R. Kelly

The double album Happy People/U Saved Me finally shows R. Kelly as the hopeless schizophrenic we all know he is. No, there's no angel vs. devil struggle here, like on his previous albums. And there's no booties, crotches or bumping-and-grinding, either. Both of these albums basically preach the same thing: good, clean living. If Saved is the gospel album he never got around to doing until now, Happy is just as goody-goody.

"This album was designed to touch your soul and put your spirit at ease," Kelly announces at the beginning of Happy. And apparently souls really are all he wants to touch these days -- Kelly never sounds like a filthy-minded horndog here, on his most PG-rated party album yet. No talking about going half on a baby or rhapsodizing about the best sex he's ever had. ("The Greatest Show on Earth," a Marvin Gaye-esque slow jam, comes close, but that turns out to be a baby-maker even the Moral Majority could endorse.) This is R. Kelly for the whole family; it could be the original score to Step in the Name of Love: The Musical.

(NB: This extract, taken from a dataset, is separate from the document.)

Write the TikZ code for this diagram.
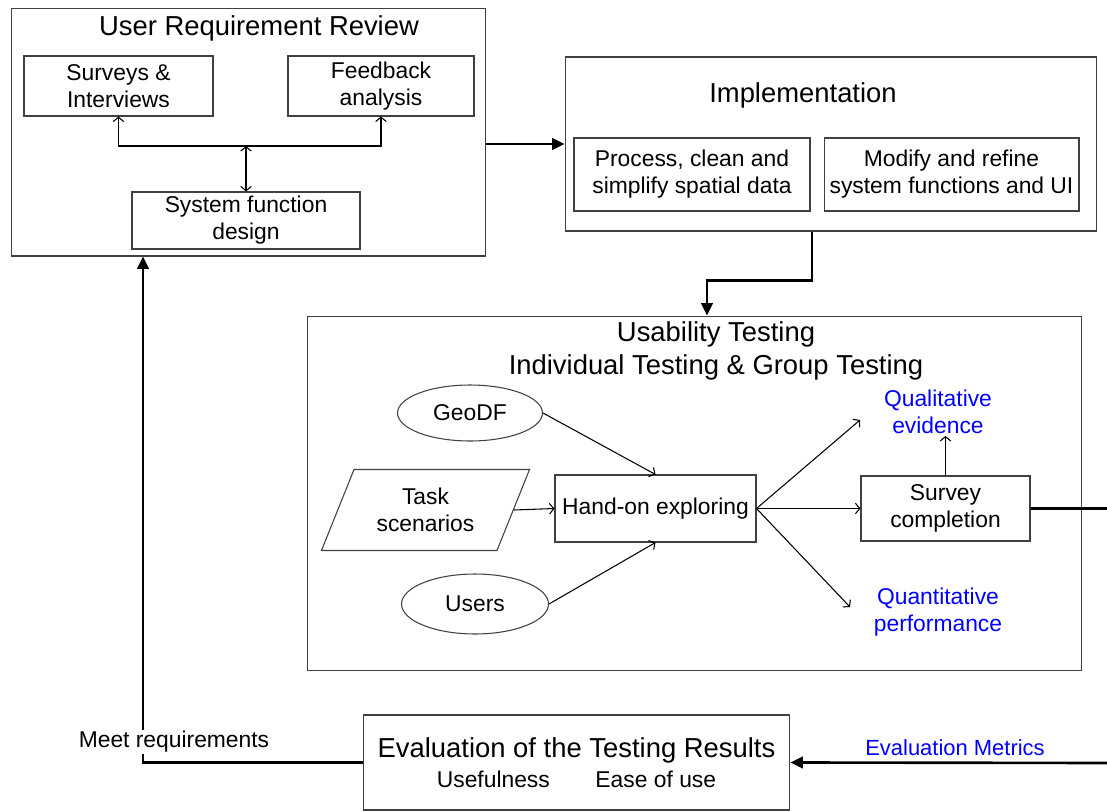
\documentclass[tikz,border=0pt]{standalone}
\usepackage{fontspec}
\setmainfont{Liberation Sans}
\usetikzlibrary{shapes.geometric,arrows.meta}
\tikzstyle{panel}=[rectangle,draw=black!75,line width=0.6pt,inner sep=0pt]
\tikzstyle{box}=[rectangle,draw=black!75,line width=0.6pt,align=center,inner sep=0pt,font=\fontsize{13}{15.3}\selectfont]
\tikzstyle{oval}=[ellipse,draw=black!75,line width=0.6pt,inner sep=0pt,font=\fontsize{13}{15.3}\selectfont]
\tikzstyle{heading}=[align=center,inner sep=1pt,font=\fontsize{15.6}{18.7}\selectfont]
\tikzstyle{result}=[align=center,inner sep=1pt,text=blue,font=\fontsize{13}{15.3}\selectfont]
\tikzstyle{link}=[line width=0.6pt,-{Straight Barb[length=2.5pt,width=6pt]}]
\tikzstyle{flow}=[line width=1.5pt,-{Triangle[length=7pt,width=6.5pt]}]

\begin{document}
\begin{tikzpicture}[x=0.02cm,y=-0.02cm]
		\useasboundingbox (0,0) rectangle (1107,812);
		\clip (0,0) rectangle (1107,812);
		\node[panel,minimum width=9.5cm,minimum height=4.96cm] at (248.5,132) (urrbox) {};
		\node[heading] at (259,28) (urrtitle) {User Requirement Review};
		\node[box,minimum width=3.78cm,minimum height=1.2cm] at (118.5,86) (surveys) {Surveys \&\\Interviews};
		\node[box,minimum width=3.72cm,minimum height=1.2cm] at (381,86) (feedback) {Feedback\\analysis};
		\node[box,minimum width=4.56cm,minimum height=1.14cm] at (246,220.5) (sysdesign) {System function\\design};
		\coordinate (hub) at (246,146);
		\node[panel,minimum width=10.64cm,minimum height=3.48cm] at (831,144) (impl) {};
		\node[heading] at (803,95) (impltitle) {Implementation};
		\node[box,minimum width=4.72cm,minimum height=1.46cm] at (692,174.5) (process) {Process, clean and\\simplify spatial data};
		\node[box,minimum width=5.1cm,minimum height=1.46cm] at (951.5,174.5) (modify) {Modify and refine\\system functions and UI};
		\node[panel,minimum width=15.5cm,minimum height=7.1cm] at (694.5,493.5) (usab) {};
		\node[heading] at (716,351) (usabtitle) {Usability Testing\\Individual Testing \& Group Testing};
		\node[oval,minimum width=2.9cm,minimum height=1.12cm] at (470,413) (geodf) {GeoDF};
		\node[box,trapezium,trapezium left angle=63,trapezium right angle=117,trapezium stretches=true,minimum width=4.18cm,minimum height=1.62cm] at (425.5,510) (task) {Task\\scenarios};
		\node[oval,minimum width=2.94cm,minimum height=1.2cm] at (475,604) (users) {Users};
		\node[box,minimum width=4.02cm,minimum height=1.34cm] at (655.5,508.5) (handon) {Hand-on exploring};
		\node[result] at (938,412) (qual) {Qualitative\\evidence};
		\node[box,minimum width=3.38cm,minimum height=1.3cm] at (945.5,508.5) (survey) {Survey\\completion};
		\node[result] at (938,612) (quant) {Quantitative\\performance};
		\coordinate (qualin) at (860,420);
		\coordinate (quantin) at (850,607);
		\node[box,minimum width=8.54cm,minimum height=1.9cm,font=\fontsize{15.6}{17}\selectfont] at (576.5,762.5) (evalbox) {Evaluation of the Testing Results\\{\fontsize{13}{15}\selectfont Usefulness\hspace{26pt}Ease of use}};
		\node[result,font=\fontsize{12.5}{15}\selectfont] at (955,748) (metrics) {Evaluation Metrics};
		\coordinate (rightturn) at (1116,763);
		\draw[link] (hub) -| (surveys.south);
		\draw[link] (hub) -| (feedback.south);
		\draw[line width=0.6pt,{Straight Barb[length=2.5pt,width=6pt]}-{Straight Barb[length=2.5pt,width=6pt]}] (hub) -- (sysdesign.north);
		\draw[flow] (urrbox.east |- impl.west) -- (impl.west);
		\draw[flow] ([xshift=-0.38cm]impl.south) -- ++(0,49) -| ([xshift=0.25cm]usab.north);
		\draw[link] (geodf.east) -- (handon.north);
		\draw[link] (task.east) -- (handon.west);
		\draw[link] (users.east) -- (handon.south);
		\draw[link] (handon.east) -- (qualin);
		\draw[link] (handon.east) -- (survey.west);
		\draw[link] (handon.east) -- (quantin);
		\draw[link] (survey.north) -- (survey.north |- qual.south);
		\draw[flow] (survey.east) -| (rightturn) -- (evalbox.east);
		\draw[flow] (evalbox.west) -| ([xshift=-2.11cm]urrbox.south);
		\node[fill=white,inner sep=1pt,font=\fontsize{13}{15.3}\selectfont] at (174,742) (meet) {Meet requirements};
		\end{tikzpicture}
\end{document}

If Happy sounds straight from Broadway, then Saved sounds like a collection of songs from the gospel plays that put black people in theater seats all over this nation. Certain to be a favorite for churchgoing mothers everywhere, Saved finds Kelly repenting for all his backsliding and dirt-doing. But what, exactly, has he done? He's never admitted anything through his recent travails (he's been accused of having sex with a minor), at least not in court or in the media. Why this need to rebuke Satan so vigorously? Whatever it is he's done, he wants you to know that he's very, very sorry.

And Saved also shows that Kelly hasn't lost his touch for glorious melodrama. The seven-minute opener "3-Way Phone Call" is another of Kelly's character-driven, singing-conversation numbers, with Kelly calling his big sis (played by Kelly Price) for advice and ending up getting guidance from her and one of her friends (Kim Burrell). The title track that follows it is another histrionic ditty, with Kelly assuming the role of a ghetto Job whose faith in Christ gets him through a drunk-driving crash, four gunshot wounds and a bout with cancer. (Man, that dude's unlucky!)

Happy People/U Saved Me may show us an R. Kelly who thinks with his heart and his mind and not his -- well, let's just call it "little Robert." While this might look good to potential jurors, you know his old fans will want to hear from the brilliant-freakazoid side of him once in a while. Just as long as he doesn't hurt nobody -- or videotape himself pissing on any more little girls.